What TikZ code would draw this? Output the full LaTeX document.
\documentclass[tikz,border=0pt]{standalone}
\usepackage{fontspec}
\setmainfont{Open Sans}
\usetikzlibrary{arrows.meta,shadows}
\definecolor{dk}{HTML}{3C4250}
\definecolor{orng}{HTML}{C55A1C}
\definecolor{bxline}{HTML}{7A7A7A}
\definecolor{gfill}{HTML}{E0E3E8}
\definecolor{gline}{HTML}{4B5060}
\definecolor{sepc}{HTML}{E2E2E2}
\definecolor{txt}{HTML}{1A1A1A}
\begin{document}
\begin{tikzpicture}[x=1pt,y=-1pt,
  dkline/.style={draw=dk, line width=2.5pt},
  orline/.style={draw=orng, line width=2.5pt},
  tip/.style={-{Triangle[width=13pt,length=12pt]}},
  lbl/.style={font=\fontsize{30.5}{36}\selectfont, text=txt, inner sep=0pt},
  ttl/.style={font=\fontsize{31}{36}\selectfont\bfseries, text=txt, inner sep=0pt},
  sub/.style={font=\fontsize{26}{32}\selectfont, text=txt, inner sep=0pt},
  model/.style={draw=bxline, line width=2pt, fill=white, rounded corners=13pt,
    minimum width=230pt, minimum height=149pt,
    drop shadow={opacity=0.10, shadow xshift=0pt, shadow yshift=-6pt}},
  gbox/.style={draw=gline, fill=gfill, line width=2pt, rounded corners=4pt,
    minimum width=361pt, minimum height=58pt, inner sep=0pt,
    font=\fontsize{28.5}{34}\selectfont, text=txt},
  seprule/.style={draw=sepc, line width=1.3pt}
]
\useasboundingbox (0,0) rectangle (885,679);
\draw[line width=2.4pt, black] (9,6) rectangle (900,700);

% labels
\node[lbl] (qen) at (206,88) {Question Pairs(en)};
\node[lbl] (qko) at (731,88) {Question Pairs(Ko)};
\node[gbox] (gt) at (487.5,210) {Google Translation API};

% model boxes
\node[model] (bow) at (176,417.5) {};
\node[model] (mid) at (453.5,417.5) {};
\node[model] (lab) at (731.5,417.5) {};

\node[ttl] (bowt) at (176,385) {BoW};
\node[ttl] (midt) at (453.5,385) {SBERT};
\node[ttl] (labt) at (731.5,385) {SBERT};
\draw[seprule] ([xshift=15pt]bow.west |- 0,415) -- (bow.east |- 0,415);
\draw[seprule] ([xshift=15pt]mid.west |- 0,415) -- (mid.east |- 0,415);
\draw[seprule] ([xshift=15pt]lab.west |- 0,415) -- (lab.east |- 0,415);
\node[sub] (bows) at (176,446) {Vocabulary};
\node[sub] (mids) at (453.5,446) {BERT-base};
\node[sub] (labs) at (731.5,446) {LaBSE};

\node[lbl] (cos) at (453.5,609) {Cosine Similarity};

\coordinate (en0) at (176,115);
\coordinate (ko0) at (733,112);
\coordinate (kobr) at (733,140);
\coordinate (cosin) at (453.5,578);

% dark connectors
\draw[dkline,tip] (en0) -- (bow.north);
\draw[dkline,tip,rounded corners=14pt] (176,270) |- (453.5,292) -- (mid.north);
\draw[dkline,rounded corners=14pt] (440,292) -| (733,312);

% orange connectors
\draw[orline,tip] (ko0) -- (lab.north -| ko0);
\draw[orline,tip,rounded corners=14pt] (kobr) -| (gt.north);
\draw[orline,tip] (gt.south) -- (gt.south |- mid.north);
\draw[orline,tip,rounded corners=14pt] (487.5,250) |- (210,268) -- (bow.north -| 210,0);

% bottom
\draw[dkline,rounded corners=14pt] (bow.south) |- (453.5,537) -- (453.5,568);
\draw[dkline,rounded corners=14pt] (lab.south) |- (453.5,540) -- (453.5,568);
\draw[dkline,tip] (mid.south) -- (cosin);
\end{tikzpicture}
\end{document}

- - - - - - -

## Stated task
Only the lines from the first line of the material above through the line that contains "(9,6) rectangle (900,700);" should be quoted, each one exactly.

## Solved problem
What TikZ code would draw this? Output the full LaTeX document.
\documentclass[tikz,border=0pt]{standalone}
\usepackage{fontspec}
\setmainfont{Open Sans}
\usetikzlibrary{arrows.meta,shadows}
\definecolor{dk}{HTML}{3C4250}
\definecolor{orng}{HTML}{C55A1C}
\definecolor{bxline}{HTML}{7A7A7A}
\definecolor{gfill}{HTML}{E0E3E8}
\definecolor{gline}{HTML}{4B5060}
\definecolor{sepc}{HTML}{E2E2E2}
\definecolor{txt}{HTML}{1A1A1A}
\begin{document}
\begin{tikzpicture}[x=1pt,y=-1pt,
  dkline/.style={draw=dk, line width=2.5pt},
  orline/.style={draw=orng, line width=2.5pt},
  tip/.style={-{Triangle[width=13pt,length=12pt]}},
  lbl/.style={font=\fontsize{30.5}{36}\selectfont, text=txt, inner sep=0pt},
  ttl/.style={font=\fontsize{31}{36}\selectfont\bfseries, text=txt, inner sep=0pt},
  sub/.style={font=\fontsize{26}{32}\selectfont, text=txt, inner sep=0pt},
  model/.style={draw=bxline, line width=2pt, fill=white, rounded corners=13pt,
    minimum width=230pt, minimum height=149pt,
    drop shadow={opacity=0.10, shadow xshift=0pt, shadow yshift=-6pt}},
  gbox/.style={draw=gline, fill=gfill, line width=2pt, rounded corners=4pt,
    minimum width=361pt, minimum height=58pt, inner sep=0pt,
    font=\fontsize{28.5}{34}\selectfont, text=txt},
  seprule/.style={draw=sepc, line width=1.3pt}
]
\useasboundingbox (0,0) rectangle (885,679);
\draw[line width=2.4pt, black] (9,6) rectangle (900,700);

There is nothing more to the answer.